The news will come as a disappointment to NS&I’s loyal savers, especially after it was announced in last week’s Autumn Statement, that NS&I will be able to raise more money next year from savers.
However, according to NS&I, the rate on their Direct ISA had to be cut after it became too competitive, as other banks and building societies either withdrew accounts or cut interest rates. Jane Platt, Chief Executive of NS&I, said: “The Direct Isa rate stood out in our review of competitor rates offered on ISAs with no bonus component.

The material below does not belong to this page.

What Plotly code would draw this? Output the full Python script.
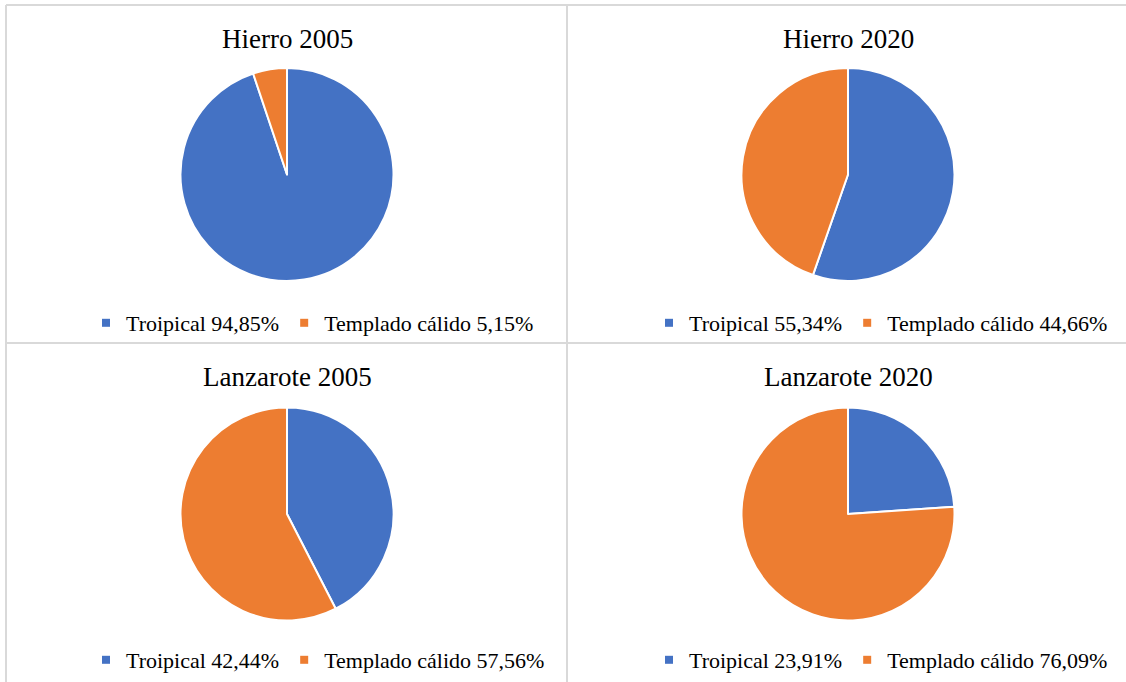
import plotly.graph_objects as go

# ---- data ----
titles = ["Hierro 2005", "Hierro 2020", "Lanzarote 2005", "Lanzarote 2020"]
categories = ["Troipical", "Templado cálido"]
tropical = [94.85, 55.34, 42.44, 23.91]
templado = [5.15, 44.66, 57.56, 76.09]
colors = ["#4472C4", "#ED7D31"]

W, H = 1126, 682
FONT = "Liberation Serif, Times New Roman, serif"

# panel layout (pixels)
pie_cx = [287, 848, 287, 848]
pie_cy = [174.5, 174.5, 514, 514]
pie_r = 106.5
title_y = [39, 39, 377, 377]
leg_text_x = [131, 694, 131, 694]
leg_y = [323, 323, 660, 660]

def px(x):
    return x / W

def py(y):
    return 1 - y / H

def fmt(v):
    return f"{v:.2f}".replace(".", ",") + "%"

fig = go.Figure()
legend_names = ["legend", "legend2", "legend3", "legend4"]

for i in range(4):
    vals = [tropical[i], templado[i]]
    fig.add_trace(go.Pie(
        labels=categories,
        values=vals,
        sort=False,
        direction="clockwise",
        rotation=0,
        textinfo="none",
        hoverinfo="label+percent",
        marker=dict(colors=colors, line=dict(color="white", width=2)),
        showlegend=False,
        domain=dict(x=[px(pie_cx[i] - pie_r), px(pie_cx[i] + pie_r)],
                    y=[py(pie_cy[i] + pie_r), py(pie_cy[i] - pie_r)]),
    ))
    for cat, v, c in zip(categories, vals, colors):
        fig.add_trace(go.Scatter(
            x=[None], y=[None], mode="markers",
            name=f"{cat} {fmt(v)}",
            marker=dict(symbol="square", size=8, color=c, line=dict(width=0)),
            legend=legend_names[i],
            showlegend=True,
            hoverinfo="skip",
        ))
    fig.add_annotation(
        text=titles[i], x=px(pie_cx[i]), y=py(title_y[i]),
        xref="paper", yref="paper", xanchor="center", yanchor="middle",
        showarrow=False, font=dict(family=FONT, size=27, color="#000000"),
    )

layout_legends = {}
for i, name in enumerate(legend_names):
    layout_legends[name] = dict(
        orientation="h", xanchor="left", yanchor="middle",
        x=px(leg_text_x[i] - 45), y=py(leg_y[i]),
        bgcolor="rgba(0,0,0,0)", borderwidth=0,
        font=dict(family=FONT, size=22, color="#000000"),
        itemclick=False, itemdoubleclick=False,
    )

# grid lines (panel borders)
line_style = dict(color="#D9D9D9", width=2)
shapes = [
    dict(type="line", xref="paper", yref="paper", x0=px(6), x1=1, y0=py(5), y1=py(5), line=line_style),
    dict(type="line", xref="paper", yref="paper", x0=px(6), x1=px(6), y0=py(5), y1=0, line=line_style),
    dict(type="line", xref="paper", yref="paper", x0=px(567), x1=px(567), y0=py(5), y1=0, line=line_style),
    dict(type="line", xref="paper", yref="paper", x0=px(6), x1=1, y0=py(343), y1=py(343), line=line_style),
]

fig.update_layout(
    width=W, height=H,
    margin=dict(l=0, r=0, t=0, b=0),
    paper_bgcolor="white", plot_bgcolor="white",
    font=dict(family=FONT, color="#000000"),
    xaxis=dict(visible=False), yaxis=dict(visible=False),
    shapes=shapes,
    **layout_legends,
)

fig.write_html(
    "out.html",
    config={"displayModeBar": False},
    post_script="document.body.style.margin='0';document.body.style.overflow='hidden';",
)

We consider the revised rate offers a fair rate to customers in the current interest rate environment.”
NS&I Direct Cash ISA alternatives
Since the financial crisis and concerns over the stability of some banks and building societies, NS&I has been a popular home for savers, attracted by the unlimited guarantee on all their savings.
However, the return for savers is clearly also important, so what are the best alternatives to NS&I’s Direct ISA?
New savers If you were planning to open a new Direct Saver with NS&I and have been put off by the interest rate cut, you could consider the Virgin Money Cash ISA (Issue 5) or the Britannia Building Society’s Select Access Cash ISA.
Both offer a rate of 1.75% with minimum starting balances of £1 and £500 respectively.
Existing NS&I Direct ISA customers If you are already an NS&I customer and are considering transferring your Cash ISA, both the Virgin Money and Britannia Building Society accounts will accept transfers in.
If you have a larger balance, you should also consider First Direct’s Cash ISA, which pays 1.70% on balances of £10,000 to £19,999, 1.85% from £20,000 to £39,999 and 2% on £40,000 or more.
Of course there’s no guarantee the interest rate on these accounts won’t be cut in the future, but at the moment they certainly beat the new NS&I Direct ISA rate of 1.50% from February.
Time will tell whether NS&I are able to increase interest rates in 2014 as it tries to attract more money from savers. If they don’t, they risk becoming uncompetitive to all but the wealthiest of savers, who will remain attracted by the unlimited 100% capital guarantee.